In the expression that generated these results ((reazon-run 4 q (prop-logic-proof q))), the query variable q was left free. We can also generate proofs of specific theorems by specifying the form of the query variable. For instance, we can find proofs of theorems of the form ¬¬p → p (i.e. double negation elimination):

(reazon-run 1 q
  (reazon-fresh (p d)
    (reazon-== q `((MP ((¬ (¬ ,p)) → ,p)) . ,d))
    (prop-logic-proof q)))

'(((MP ((¬ (¬ (_0 → (_1 → _0)))) → (_0 → (_1 → _0))))
   ((A1 (_0 → (_1 → _0))))
   ((A1 ((_0 → (_1 → _0)) → ((¬ (¬ (_0 → (_1 → _0)))) → (_0 → (_1 → _0))))))))
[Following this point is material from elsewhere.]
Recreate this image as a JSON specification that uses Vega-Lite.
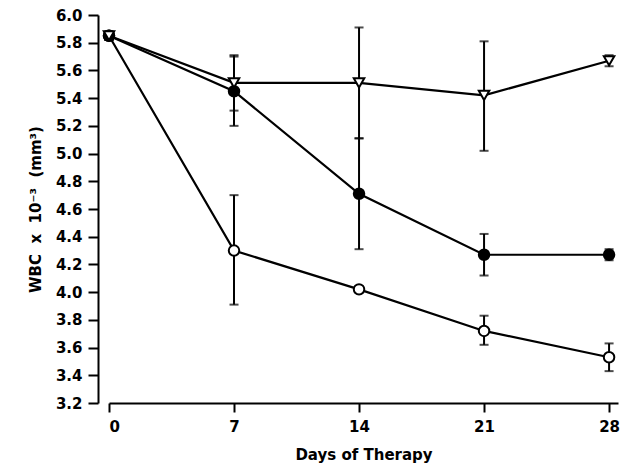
{
  "$schema": "https://vega.github.io/schema/vega-lite/v6.json",
  "width": 509,
  "height": 388,
  "autosize": "none",
  "padding": {"left": 109, "top": 15, "right": 7, "bottom": 64},
  "background": "white",
  "config": {"view": {"stroke": null}, "font": "DejaVu Sans"},
  "data": {"values": [
    {"day": 0, "group": "A", "mean": 5.85, "lo": 5.82, "hi": 5.88},
    {"day": 7, "group": "A", "mean": 5.51, "lo": 5.31, "hi": 5.71},
    {"day": 14, "group": "A", "mean": 5.51, "lo": 5.11, "hi": 5.91},
    {"day": 21, "group": "A", "mean": 5.42, "lo": 5.02, "hi": 5.81},
    {"day": 28, "group": "A", "mean": 5.67, "lo": 5.63, "hi": 5.71},
    {"day": 0, "group": "B", "mean": 5.85, "lo": 5.82, "hi": 5.88},
    {"day": 7, "group": "B", "mean": 5.45, "lo": 5.2, "hi": 5.7},
    {"day": 14, "group": "B", "mean": 4.71, "lo": 4.31, "hi": 5.11},
    {"day": 21, "group": "B", "mean": 4.27, "lo": 4.12, "hi": 4.42},
    {"day": 28, "group": "B", "mean": 4.27, "lo": 4.23, "hi": 4.31},
    {"day": 0, "group": "C", "mean": 5.85, "lo": 5.82, "hi": 5.88},
    {"day": 7, "group": "C", "mean": 4.3, "lo": 3.91, "hi": 4.7},
    {"day": 14, "group": "C", "mean": 4.02, "lo": 4.0, "hi": 4.04},
    {"day": 21, "group": "C", "mean": 3.72, "lo": 3.62, "hi": 3.83},
    {"day": 28, "group": "C", "mean": 3.53, "lo": 3.43, "hi": 3.63}
  ]},
  "encoding": {
    "x": {
      "field": "day", "type": "quantitative",
      "scale": {"domain": [0, 28.5], "nice": false},
      "axis": {
        "title": "Days of Therapy", "values": [0, 7, 14, 21, 28], "grid": false,
        "domainColor": "black", "domainWidth": 2, "tickColor": "black", "tickWidth": 2, "tickSize": 9,
        "labelFont": "DejaVu Sans", "labelFontWeight": "bold", "labelFontSize": 15, "labelColor": "black", "labelPadding": 7,
        "titleFont": "DejaVu Sans", "titleFontWeight": "bold", "titleFontSize": 15, "titleColor": "black", "titlePadding": 13
      }
    },
    "y": {
      "field": "mean", "type": "quantitative",
      "scale": {"domain": [3.2, 6.0], "nice": false, "zero": false},
      "axis": {
        "title": "WBC\u00a0\u00a0x\u00a0\u00a010⁻³\u00a0\u00a0(mm³)", "values": [3.2, 3.4, 3.6, 3.8, 4.0, 4.2, 4.4, 4.6, 4.8, 5.0, 5.2, 5.4, 5.6, 5.8, 6.0],
        "format": ".1f", "grid": false, "offset": 11, "labelOverlap": false,
        "domainColor": "black", "domainWidth": 2, "tickColor": "black", "tickWidth": 2, "tickSize": 10,
        "labelFont": "DejaVu Sans", "labelFontWeight": "bold", "labelFontSize": 15, "labelColor": "black", "labelPadding": 6,
        "titleFont": "DejaVu Sans", "titleFontWeight": "bold", "titleFontSize": 15, "titleColor": "black", "titlePadding": 12
      }
    }
  },
  "layer": [
    {
      "mark": {"type": "rule", "color": "black", "strokeWidth": 2},
      "encoding": {
        "y": {"field": "lo", "type": "quantitative"},
        "y2": {"field": "hi"}
      }
    },
    {
      "mark": {"type": "tick", "orient": "horizontal", "color": "black", "thickness": 2, "size": 9},
      "encoding": {"y": {"field": "lo", "type": "quantitative"}}
    },
    {
      "mark": {"type": "tick", "orient": "horizontal", "color": "black", "thickness": 2, "size": 9},
      "encoding": {"y": {"field": "hi", "type": "quantitative"}}
    },
    {
      "mark": {"type": "line", "color": "black", "strokeWidth": 2.2},
      "encoding": {"detail": {"field": "group"}}
    },
    {
      "mark": {"type": "point", "filled": false, "size": 110, "strokeWidth": 2, "opacity": 1, "color": "black"},
      "encoding": {
        "shape": {"field": "group", "type": "nominal", "scale": {"domain": ["A", "B", "C"], "range": ["triangle-down", "circle", "circle"]}, "legend": null},
        "fill": {"field": "group", "type": "nominal", "scale": {"domain": ["A", "B", "C"], "range": ["white", "black", "white"]}, "legend": null},
        "order": {"field": "group", "sort": "descending"}
      }
    }
  ]
}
Of the first one hundred results for this query, none of the theorems proved are actually ((¬ (¬ _0)) → _0), which is what I wanted. Instead, they all replace that free variable _0 with some theorem (often an axiom, as above). It’s not clear to me if this is due to a flaw in the definition of proof (is there something being left out?), in Reazon itself (is the search really complete?), or if such a theorem really would eventually be proved given enough time. Would it show up in the first thousand results? The first million? This proof of double negation elimination uses three (!!!) intermediate lemmas, so maybe it just requires a long proof.

Finally, the proof “generator” can also be used as proof verifier. In this case, we’ll bind the query variable to some arbitrary symbol, and the presence or absence of that symbol in the output will indicate the validity of the proof.

(reazon-run 1 q
  (prop-logic-proof
   '((MP (_0 → (_1 → (_2 → _1))))
     ((A1 (_1 → (_2 → _1))))
     ((A1 ((_1 → (_2 → _1)) → (_0 → (_1 → (_2 → _1))))))))
  (reazon-== q 'proof-looks-good!))

proof-looks-good!

(reazon-run 1 q
  (prop-logic-proof
   '((MP (_0 → (_1 → (_2 → _1))))
     ((A1 (_2 → (_2 → _1)))) ;; <-- wrong!
     ((A1 ((_1 → (_2 → _1)) → (_0 → (_1 → (_2 → _1))))))))
  (reazon-== q 'proof-looks-good!))

nil

Postscript

As I was writing the section on proof verification, I discovered a bug in the definition of prop-logic-proof. The rule for modus ponens given above looks like this:

(reazon-fresh (p q r1 r2 j1 j2 d1 d2)
  (reazon-== r1 `((,j1 ,p) . ,d1))
  (prop-logic-proof r1)
  (reazon-== r2 `((,j2 (,p → ,q)) . ,d2))
  (prop-logic-proof r2)
  (reazon-== s `((MP ,q) ,r1 ,r2)))

This definition causes the following query to go into an infinite loop:

(reazon-run 1 q
  (prop-logic-proof
   '((A1 (_0 → (_1 → _0)))))
  (reazon-== q 'proof-looks-good!))

An important principle of writing miniKanren programs is: always put the recursive calls last. This change fixes the problem:

(reazon-fresh (p q r1 r2 j1 j2 d1 d2)
  (reazon-== s `((MP ,q) ,r1 ,r2))
  (reazon-== r1 `((,j1 ,p) . ,d1))
  (reazon-== r2 `((,j2 (,p → ,q)) . ,d2))
  ;; Recursive calls last!
  (prop-logic-proof r1)
  (prop-logic-proof r2))

(reazon-run 1 q
  (prop-logic-proof
   '((A1 (_0 → (_1 → _0)))))
  (reazon-== q 'proof-looks-good!))

proof-looks-good!

Footnotes

¹ Due to Lukasiewicz, according to Wikipedia.

² Actually, this definition contains a subtle error. See the postscript.